Not content with its existing arsenal of funding instruments, five members of the European Investment Bank today launched a targeted €10 billion fund-of-funds to spawn more mega European VC funds with sufficient dry capital to supply late growth-stage EU innovators.
The European Tech Champions Initiative is supported by EIB and its European Investment Fund but is currently underwritten by five EU member states: France, Germany, Italy, Spain and Belgium.
The formal contract signing was held at the fringes of the eurozone's finance ministry collective, Eurogroup, as the ministers met in Brussels.
LP fund investees must have operations in at least one of the member states to be eligible, and will be expected to back EU-domiciled companies, perhaps providing more funding incentives for these companies to stay within EU borders.
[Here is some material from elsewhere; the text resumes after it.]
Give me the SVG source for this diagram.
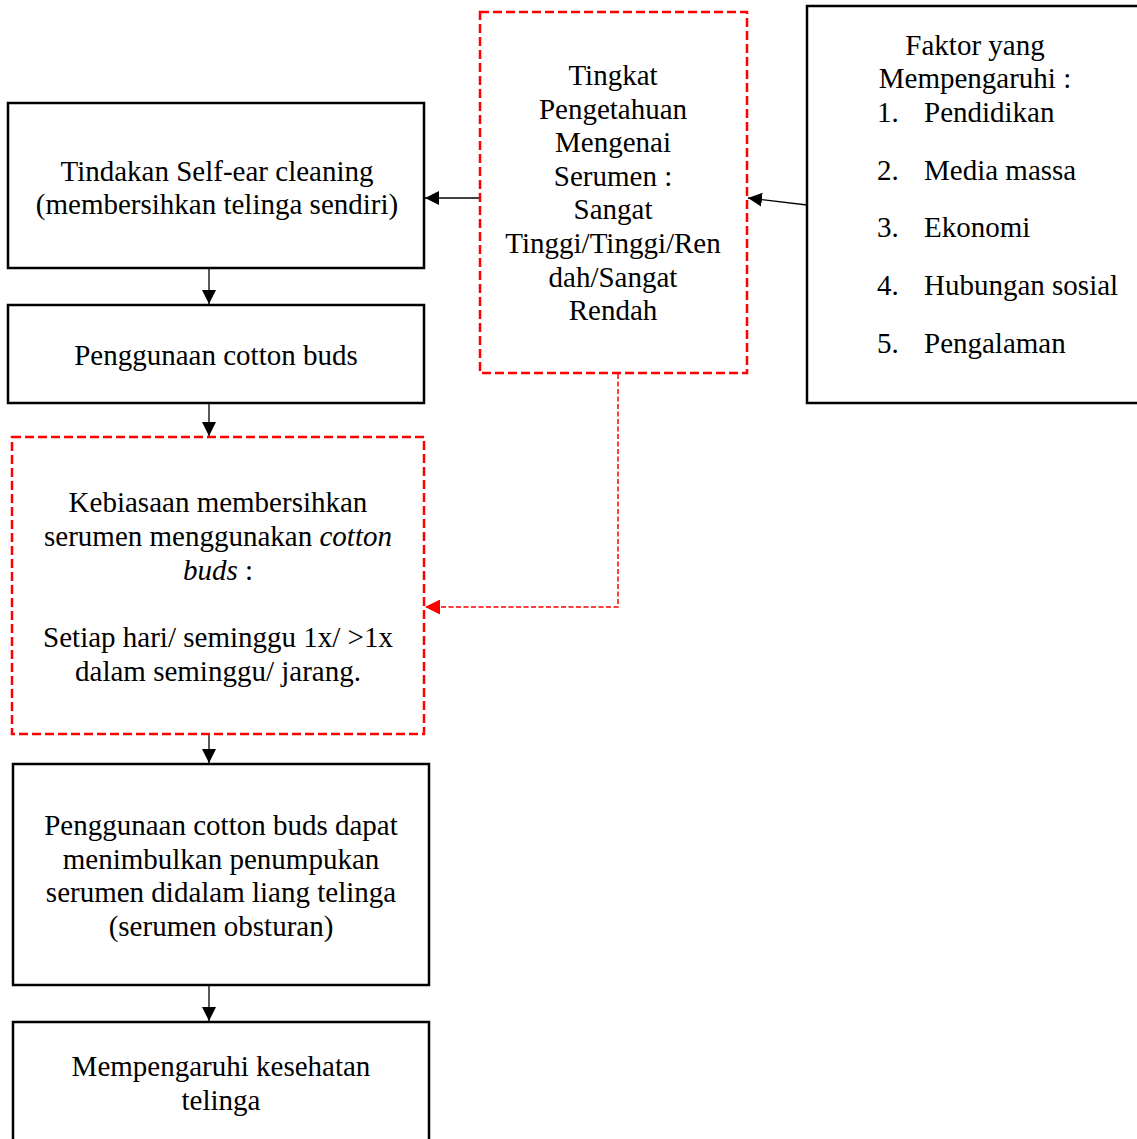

Speaking at the ceremony, French economy minister Bruno Le Maire said: "We need to catch up with the US and with China. We do not want our best companies to develop outside Europe, we want them to develop inside."
Le Maire urged remaining EU member governments to join the initiative and hinted a single capital markets union for EU markets would one day be desirable. While driving venture capital into latter-stage growth investors is the main aim, this fund-of-funds was also touted as a boost for European technological sovereignty and countering US advantages from the Inflation Reduction Act.
Spain's economy minister and deputy prime minister Nadia Calvino added it was the first time the EU had put its money "where its mouth is" to convince European scale-ups to pursue world-changing business models without moving HQ to North America or another major market.
"This is also an example of how together we're stronger - the key word of scale up is scale, so we can't act as separate actors in national levels," Calvino said.
EIF has been appointed as the fund manager for the European Tech Champions vehicle. The concept was previously floated at last year's Scale-Up Europe Conference.
The aim ultimately is to provide a funding boost to known European tech pioneers, in later-stage growth rounds. Some might also view the fund-of-funds as a challenge to US and Asian-based investors in the European growth stage arena.
In the long term, ETCI is believed to be pursuing a significant increase in the number of €1 billion+ European LP vehicles. Its funding should create anywhere from 10 to 20 such funds in coming years, greatly enhancing the cash supply for Europe's homegrown tech scale ups.